Imagine two runners on a circular track, one runner (the hare) is much faster than the other (the tortoise). If they start at the same position and run in the same direction, the faster runner (hare) will eventually lap the slower runner (tortoise). Similarly, in a linked list, if there is a cycle, a faster pointer will eventually meet the slower pointer within the cycle.

Code Explanation:

1. Initialization:

• We have two pointers: tortoise (slow-moving) and hare (fast-moving).
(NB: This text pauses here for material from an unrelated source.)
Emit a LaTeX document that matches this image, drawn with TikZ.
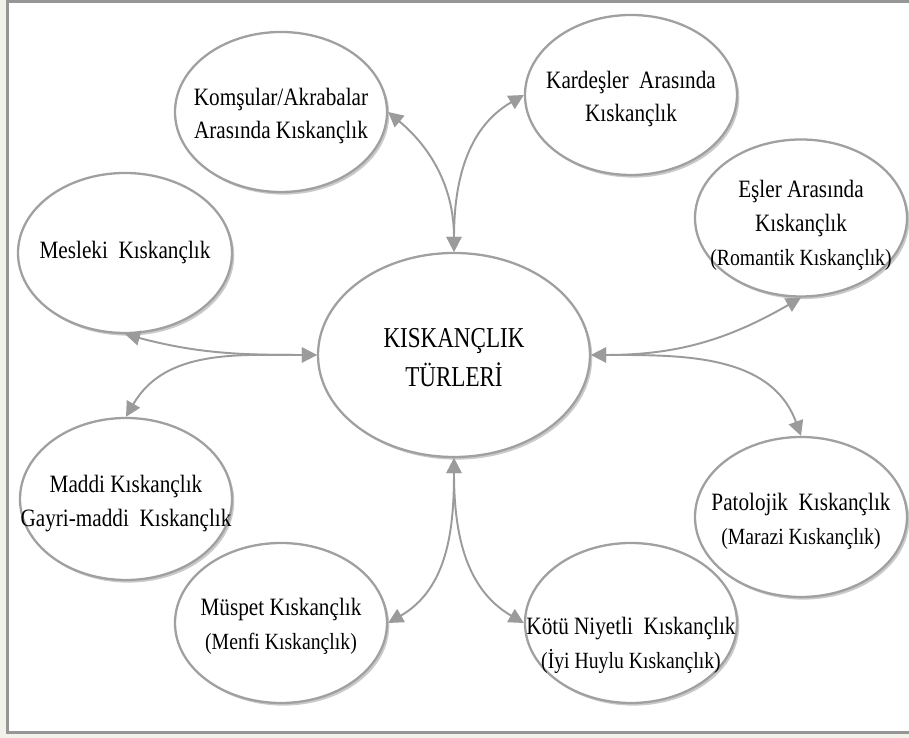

Both start at the head of the linked list.

2. Movement:

• The tortoise moves one step at a time (tortoise = tortoise->next).
• The hare moves two steps at a time (hare = hare->next->next).

3. Checking for Cycle:

• If there is no cycle in the linked list, the hare (which moves faster) will eventually reach the end of the list and encounter a NULL pointer.
• If there is a cycle, the hare will eventually "lap" the tortoise, and they will meet at some point inside the cycle.

4. Loop Termination:

• The loop continues as long as hare and hare->next are not NULL.
• If tortoise and hare pointers meet (tortoise == hare), it indicates the presence of a cycle, and the function returns true.
• If the loop ends without the pointers meeting, there is no cycle, and the function returns false.

Code:

/**
 * Definition for singly-linked list.
 * struct ListNode {
 *     int val;
 *     struct ListNode *next;
 * };
 */

bool hasCycle(struct ListNode *head) {
    if (!head) return false; // If list is empty
    
    struct ListNode *tortoise = head;  // Slow pointer
    struct ListNode *hare = head;      // Fast pointer

    while (hare != NULL && hare->next != NULL) {
        tortoise = tortoise->next;          // Move slow pointer one step
        hare = hare->next->next;            // Move fast pointer two steps
        
        if (tortoise == hare) return true;  // If they meet, there's a cycle
    }

    return false;  // If loop exits, there's no cycle
}